South Africa will extend a fuel subsidy by two months to help cushion consumers and businesses against the impact of rising crude prices stemming from Russia’s war with Ukraine.
A levy on fuel will be reduced by 1.50 rand ($0.10) from June 1 to July 6, a concession that has been in place since April 6, while a 75-cents-per-litre cut will be instituted from July 7 to Aug. 2, the National Treasury and Department of Mineral Resources & Energy said in a statement.

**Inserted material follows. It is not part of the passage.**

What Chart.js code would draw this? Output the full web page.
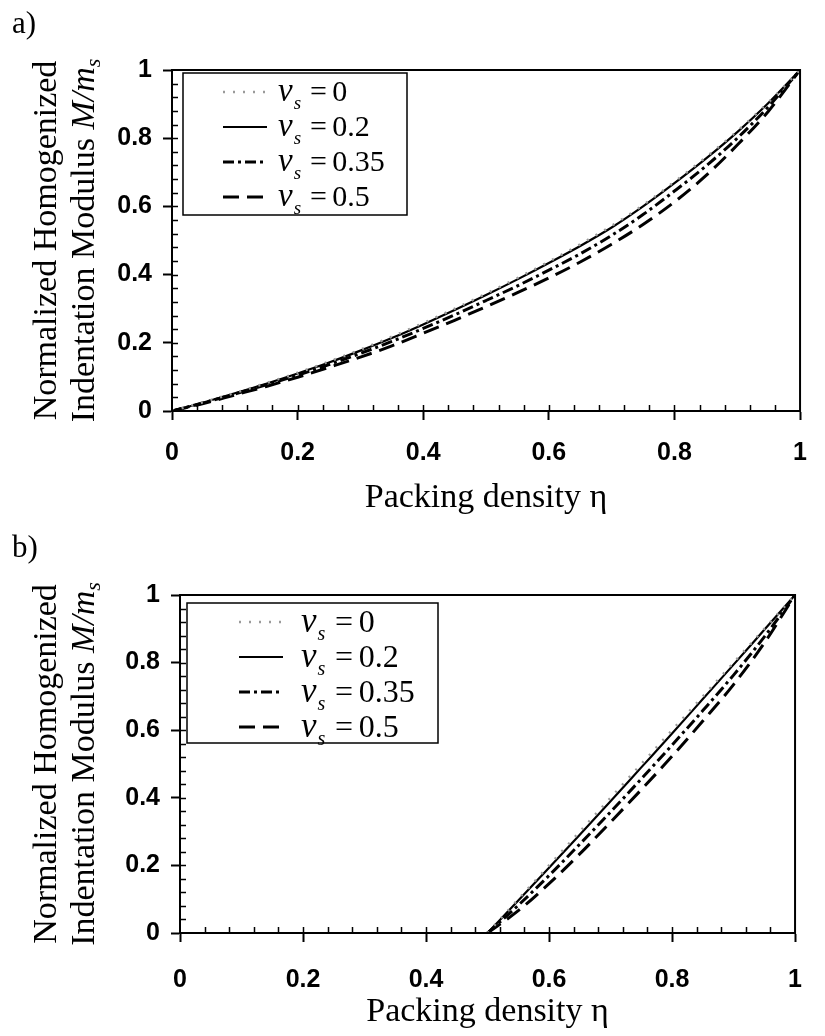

Fuel has an almost 5% weighting in South Africa’s inflation basket, meaning the scrapping of the intervention would have placed upward pressure on prices. Even so, the retail price of 95-octane gasoline in the central Gauteng province will rise by 2.33 rand a litre to a record 24.17 rand per litre from Wednesday, and the price of 93-octane by 2.43 rand.
Had the full levy been reinstated, it would have contributed to a 4 rand-per-litre increase in the price of gasoline, the Treasury and the department said.
South Africa’s Foregone Revenue
The additional relief will cost the state 4.5 billion rands in foregone revenue. While the initial concession was funded by selling part of South Africa’s strategic fuel stocks, the extension will have an impact on the national budget.
“The proposed temporary reduction in the fuel levy will be accommodated in the current fiscal framework in a manner that is consistent with the fiscal strategy outlined in the budget and any required changes will be announced together with the 2022 medium-term budget policy statement,” the Treasury and the department
They further warned that the economy will need to adjust to the new reality of higher prices and the temporary levy reduction will only smooth out the impact.
The government said it will also take further measures to help reduce fuel prices in a more sustainable manner, including removing a demand-side management levy of 10 cents a litre imposed on 95-octane gasoline in inland areas. It’s also considering reducing the basic fuel price by 3 cents a litre in the coming months and removing the price cap on 93-ctane unleaded gasoline, which will partially deregulate the market and introduce more competition to lower pump prices.